Des fois, j’ai l’impression que la société n’a pas évolué aussi rapidement que les pères de ma génération. Je ne parle pas ici des restaurants qui n’ont pas de table à langer dans la toilette des hommes (ou qui n’en ont tout simplement pas!), JP en a déjà parlé ici. Je parle plutôt d’un paradigme qui persiste à ne pas changer dans les mœurs et le monde du travail.
« Y’a pas de mère cet enfant-là? »
C’est cet article du Devoir qui m’a allumé la mèche parce que je lisais pour une rare fois quelque chose que je remarque de plus en plus depuis que je suis père. On y lit que les pères travaillant dans des milieux typiquement masculins ont la vie dure.

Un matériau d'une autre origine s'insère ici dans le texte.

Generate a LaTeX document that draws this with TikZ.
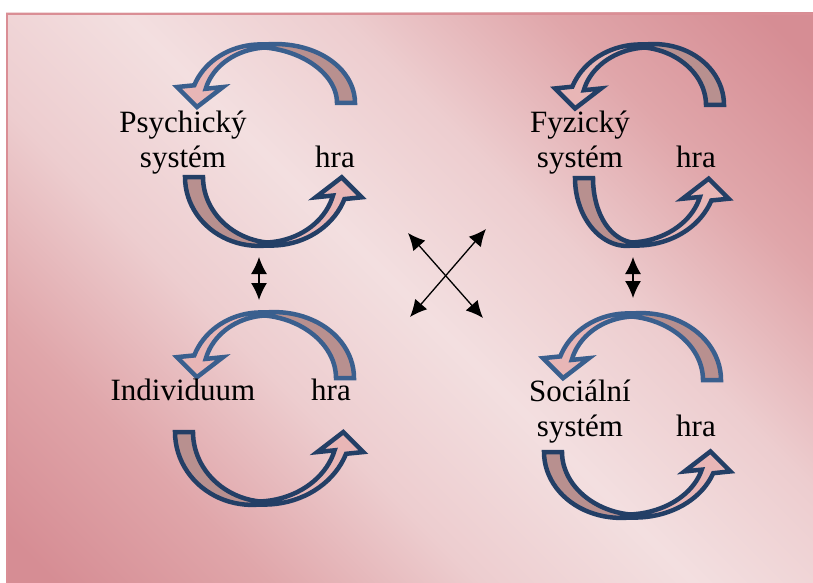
\documentclass[tikz,border=0pt]{standalone}
\usepackage{fontspec}
\setmainfont{Liberation Serif}
\usetikzlibrary{arrows.meta}

\definecolor{bgdark}{HTML}{D68D94}
\definecolor{bgmid}{HTML}{E0A6AA}
\definecolor{bgsoft}{HTML}{EDCDCF}
\definecolor{bglight}{HTML}{F3DFE0}
\definecolor{framecol}{HTML}{DA8E95}
\definecolor{tailfill}{HTML}{B8908F}
\definecolor{headfill}{HTML}{E8B6B6}
\definecolor{rimlight}{HTML}{3A5F8E}
\definecolor{rimdark}{HTML}{233F66}

\pgfdeclareverticalshading{bgshade}{100bp}{color(0bp)=(bgdark); color(17bp)=(bgdark);
  color(28bp)=(bgmid); color(39bp)=(bgsoft); color(50bp)=(bglight); color(61bp)=(bgsoft);
  color(72bp)=(bgmid); color(83bp)=(bgdark); color(100bp)=(bgdark)}

% curved block arrow: apex x, apex y, rotation, tail rx, tail ry, head rx, head ry, rim colour
\newcommand{\hraarrow}[8]{%
  \begin{scope}[shift={(#1,#2)},rotate=#3]
    \pgfmathsetmacro{\bx}{#6*cos(-163)}
    \pgfmathsetmacro{\by}{#7*(1+sin(-163))}
    \coordinate (wo) at ({\bx-23},{\by});
    \coordinate (wi) at ({\bx+23},{\by});
    \coordinate (tp) at ({\bx-3},{\by+20});
    \fill[tailfill]
      plot[domain=0:-90,samples=25,variable=\t] ({(#4+(3+15*cos(\t))/2)*cos(\t)},{#5+(#5+(3+15*cos(\t))/2)*sin(\t)})
      -- plot[domain=-90:0,samples=25,variable=\t] ({(#4-(3+15*cos(\t))/2)*cos(\t)},{#5+(#5-(3+15*cos(\t))/2)*sin(\t)})
      -- cycle;
    \fill[headfill]
      plot[domain=-90:-163,samples=20,variable=\t] ({(#6+(3+9*(-90-\t)/73)/2)*cos(\t)},{#7+(#7+(3+9*(-90-\t)/73)/2)*sin(\t)})
      -- (wo) -- (tp) -- (wi)
      -- plot[domain=-163:-90,samples=20,variable=\t] ({(#6-(3+9*(-90-\t)/73)/2)*cos(\t)},{#7+(#7-(3+9*(-90-\t)/73)/2)*sin(\t)})
      -- cycle;
    \draw[line width=4.5pt,draw=#8]
      plot[domain=0:-90,samples=25,variable=\t] ({(#4+(3+15*cos(\t))/2)*cos(\t)},{#5+(#5+(3+15*cos(\t))/2)*sin(\t)})
      -- plot[domain=-90:-163,samples=20,variable=\t] ({(#6+(3+9*(-90-\t)/73)/2)*cos(\t)},{#7+(#7+(3+9*(-90-\t)/73)/2)*sin(\t)})
      -- (wo) -- (tp) -- (wi)
      -- plot[domain=-163:-90,samples=20,variable=\t] ({(#6-(3+9*(-90-\t)/73)/2)*cos(\t)},{#7+(#7-(3+9*(-90-\t)/73)/2)*sin(\t)})
      -- plot[domain=-90:0,samples=25,variable=\t] ({(#4-(3+15*cos(\t))/2)*cos(\t)},{#5+(#5-(3+15*cos(\t))/2)*sin(\t)})
      -- cycle;
  \end{scope}}

\begin{document}
\begin{tikzpicture}[x=1pt,y=-1pt,
  lbl/.style={font=\fontsize{31}{34.5}\selectfont,inner sep=0pt,align=center},
  dbl/.style={{Latex[length=17pt,width=16pt]}-{Latex[length=17pt,width=16pt]},line width=1.3pt,black}]
\useasboundingbox (0,0) rectangle (813,583);
\shade[shading=bgshade,shading angle=-45] (6,13) rectangle (813,583);
\draw[framecol,line width=2pt] (7,583) -- (7,14) -- (813,14);

% arrows
\hraarrow{265}{46}{0}{81}{57}{68}{58}{rimlight}
\hraarrow{267}{244}{180}{73}{67}{75}{66}{rimdark}
\hraarrow{645}{46}{0}{70}{59}{70}{60}{rimdark}
\hraarrow{632}{244}{180}{48}{66}{77}{64}{rimdark}
\hraarrow{265}{314}{0}{80}{64}{68}{61}{rimlight}
\hraarrow{260}{503}{180}{76}{71}{84}{72}{rimdark}
\hraarrow{632}{315}{0}{80}{65}{69}{61}{rimlight}
\hraarrow{630}{516}{180}{77}{64}{81}{63}{rimdark}

% texts
\node[lbl,anchor=base] (psy) at (183,167) {Psychický\\systém};
\node[lbl,anchor=base] (psyhra) at (335,167) {hra};
\node[lbl,anchor=base] (fyz) at (580,167) {Fyzický\\systém};
\node[lbl,anchor=base] (fyzhra) at (696,167) {hra};
\node[lbl,anchor=base] (ind) at (183,400) {Individuum};
\node[lbl,anchor=base] (indhra) at (331,400) {hra};
\node[lbl,anchor=base] (soc) at (580,436) {Sociální\\systém};
\node[lbl,anchor=base] (sochra) at (696,436) {hra};

% links
\coordinate (la) at (259,257);
\coordinate (lb) at (259,300);
\coordinate (ra) at (633,257);
\coordinate (rb) at (633,298);
\coordinate (xa) at (408,233);
\coordinate (xb) at (483,318);
\coordinate (xc) at (486,229);
\coordinate (xd) at (410,317);
\draw[dbl] (la) -- (lb);
\draw[dbl] (ra) -- (rb);
\draw[dbl] (xa) -- (xb);
\draw[dbl] (xc) -- (xd);
\end{tikzpicture}
\end{document}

Par exemple, la prise du congé de paternité est toujours un peu problématique. On apprend dans une recherche relatée dans La Presse que « la très grande majorité des pères (70 %) se contente d’au plus cinq semaines prescrites par le régime, de peur de l’impact qu’un congé plus long pourrait avoir dans leur milieu de travail. Ils prennent plus de temps à planifier leurs cinq semaines d’absence au bureau que leur future parentalité. » Ouch.
Crédit : Reaction Gifs
Quand la plupart des employeurs ne remplacent pas les pères absents, alors que la mère sera systématiquement remplacée, c’est pas étonnant de voir que seulement 30 % des pères prennent une partie du congé parental (celui qui peut être partagé).

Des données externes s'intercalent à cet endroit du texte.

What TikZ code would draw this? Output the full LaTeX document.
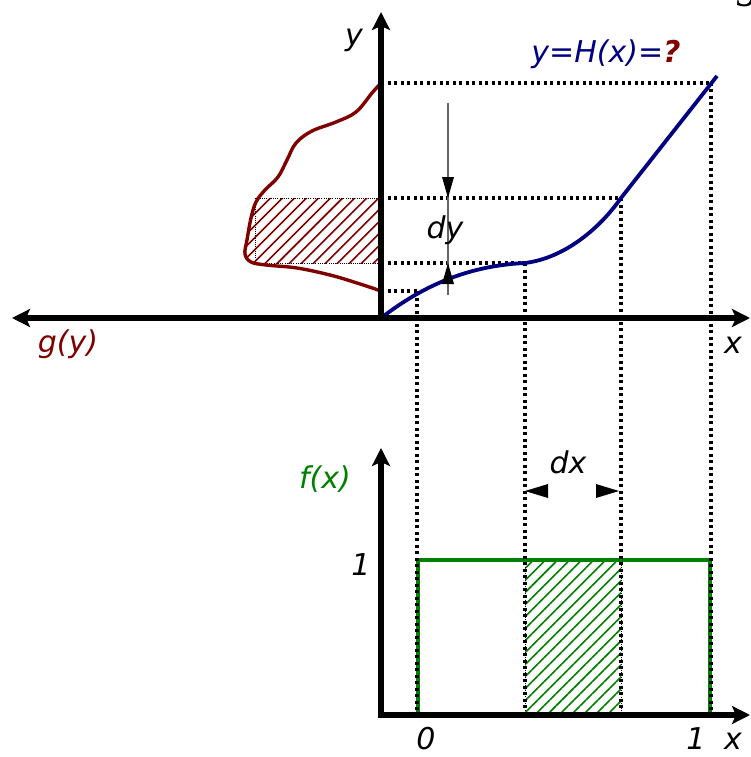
\documentclass[tikz,border=0pt]{standalone}
\usepackage{fontspec}
\setmainfont{DejaVu Sans}
\newfontfamily\serifg{Liberation Serif}
\usetikzlibrary{arrows.meta,patterns.meta}
\definecolor{dred}{RGB}{128,0,0}
\definecolor{navyb}{RGB}{0,0,128}
\definecolor{gr}{RGB}{0,128,0}
\begin{document}
\begin{tikzpicture}[x=1pt,y=-1pt,
  lbl/.style={font=\fontsize{30}{36}\selectfont\itshape, inner sep=0pt, anchor=base},
  dots/.style={line width=3.2pt, dash pattern=on 3pt off 3.5pt},
  fine/.style={line width=1pt, dash pattern=on 1pt off 1.2pt},
  hatch/.style={pattern={Lines[angle=45,distance=8.5pt,line width=1.6pt]}},
  >={Stealth[length=18pt,width=18pt,inset=4pt]},
  axis/.style={line width=5.5pt, line join=miter}]
\useasboundingbox (0,0) rectangle (751,757);
% coordinates
\coordinate (O) at (381,318);
\coordinate (ytop) at (381,12);
\coordinate (xl) at (12,318);
\coordinate (xr) at (750,318);
\coordinate (O2) at (381,715);
\coordinate (ytop2) at (381,448);
\coordinate (xr2) at (750,715);
\coordinate (Ptop) at (711,83);
\coordinate (P3) at (621,198);
\coordinate (P2) at (525,263);
\coordinate (P1) at (417,291);
\coordinate (Y4) at (381,83);
\coordinate (Y3) at (381,198);
\coordinate (Y2) at (381,263);
\coordinate (Y1) at (381,291);
\coordinate (B4) at (711,715);
\coordinate (B3) at (621,715);
\coordinate (B2) at (525,715);
\coordinate (B1) at (417,715);
\def\gcurve{(381,83) (372,93) (356,112) (336,122) (312,131) (296,143) (287,160) (278,177) (265,190) (256,202) (251,218) (247,240) (245,254) (251,262) (266,265) (297,268) (330,275) (357,283) (381,291)}
% red hatch
\begin{scope}
\clip plot[smooth, tension=0.6] coordinates {\gcurve} -- cycle;
\fill[hatch, pattern color=dred] (230,198) rectangle (381,263);
\end{scope}
\draw[fine] (255,198) rectangle (381,263);
% green hatch
\fill[hatch, pattern color=gr] (525,560) rectangle (621,715);
\draw[fine] (525,560) rectangle (621,715);
% green rect
\draw[gr, line width=3.5pt] (418,715) -- (418,560) -- (710,560) -- (710,715);
% dotted guide lines
\draw[dots] (Y4) -- (Ptop);
\draw[dots] (Y3) -- (P3);
\draw[dots] (Y2) -- (P2);
\draw[dots] (Y1) -- (P1);
\draw[dots] (Ptop) -- (B4);
\draw[dots] (P3) -- (B3);
\draw[dots] (P2) -- (B2);
\draw[dots] (P1) -- (B1);
% red curve g(y)
\draw[dred, line width=3.4pt] plot[smooth, tension=0.6] coordinates {\gcurve};
% blue curve H(x)
\draw[navyb, line width=3.8pt] (O) .. controls (415,292) and (460,266) .. (P2)
  .. controls (565,258) and (600,228) .. (P3) -- (717,76);
% dy marker
\draw[black!60, line width=1.2pt] (448,103) -- (448,295);
\fill (448,198) -- (442,177) -- (454,177) -- cycle;
\fill (448,263) -- (442,284) -- (454,284) -- cycle;
% dx marker
\fill (525,491) -- (548,484) -- (548,498) -- cycle;
\fill (619,491) -- (596,484) -- (596,498) -- cycle;
% axes
\draw[axis, ->] (O) -- (ytop);
\draw[axis, <->] (xl) -- (xr);
\draw[axis, <->] (ytop2) -- (O2) -- (xr2);
% labels
\node[lbl] (ylab) at (354,46) {y};
\node[lbl, navyb] (Hlab) at (606,63) {y=H(x)=\textcolor{dred}{\bfseries ?}};
\node[lbl] (dylab) at (445,238) {dy};
\node[lbl, dred] (glab) at (68,352) {g(y)};
\node[lbl] (xlab) at (733,353) {x};
\node[lbl] (dxlab) at (568,473) {dx};
\node[lbl, gr] (flab) at (325,488) {f(x)};
\node[lbl] (one) at (361,575) {1};
\node[lbl] (zero) at (426,749) {0};
\node[lbl] (onex) at (696,749) {1};
\node[lbl] (xlab2) at (733,749) {x};
\node[font=\serifg\fontsize{44}{48}\selectfont\itshape, inner sep=0pt, anchor=base] (gcut) at (748,-2) {g};
\end{tikzpicture}
\end{document}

« Y’a pas de mère cet enfant-là ? » est une question que beaucoup trop de pères se font poser lorsqu’ils partent plus tôt pour aller chercher le petit au CPE ou qu’ils prennent leur matinée pour aller (oh joie) attendre avec la petite à la clinique. Et ça ne se passe pas que dans les milieux traditionnellement masculins. C’est un peu comme si le monde du travail avait oublié que les travailleurs avaient aussi d’autres identités.
D’autres modèles possibles
La Suède a un peu le Saint-Graal des politiques familiales. Hautement développé, le régime permet et encourage les deux parents à passer du temps avec leurs enfants. Ils y ont droit à un total cumulé de 16 mois de congés payés par enfant. Treize de ces mois sont rémunérés à 80 % du revenu le plus récent, jusqu’à un plafond d’environ 444 000 couronnes suédoises (78 709 $) par an (en 2014).
Le point important ici, c’est que le régime est bâti pour inciter les pères à prendre plus de temps avec leur famille. Il y a même un bonus pour les parents qui partagent équitablement le congé. Le régime fait preuve d’une flexibilité qui fait défaut au Québec. Il permet en outre aux parents de réduire leurs heures de travail jusqu’à un maximum de 25 %, sans utiliser de jours d’allocation parentale, jusqu’à ce que l’enfant ait huit ans ou finisse sa première année scolaire.
Crédit : cheezburger.com
Éducation et promotion
Tout cela ne s’est pas fait tout seul. Après avoir décidé collectivement de mettre la famille à l’avant-plan, les Suédois se sont lancés dans une campagne de sensibilisation auprès des futurs pères et des employeurs pour que tous comprennent bien la démarche. Résultat? Des portraits comme ceux qu’on trouve ici.
On n’en est pas encore là au Québec. Les vieilles façons de faire ont la couenne dure et ce n’est pas chez les austéritaires libéraux que le Conseil du statut de la femme trouvera une oreille favorable à la bonification du congé. Déjà que le gouvernement massacre à la tronçonneuse nos services de garde publics et la procréation assistée, faudrait pas s’attendre à ce qu’ils développent une fibre familiale de sitôt. En attendant, on peut toujours rêver à la Suède !
Comment avez-vous partagé le congé avec vos partenaires ?
P.-S. Ça m’énerve pas mal toujours de voir « cours de danse maman-bébé » , « gymnastique maman-bébé » et autres activités qui pourraient très bien être faites en tandem papa-bébé. Je sais que ce n’est pas le but, mais on se sent d’emblée un peu exclu (même si je suis certain que ce n’est pas le cas). Allez BB Cardio et autres Enfantsformes de ce monde : rajoutez-donc le mot « papa » dans vos programmes, ça ne fuckera même pas tant que ça votre mise en page!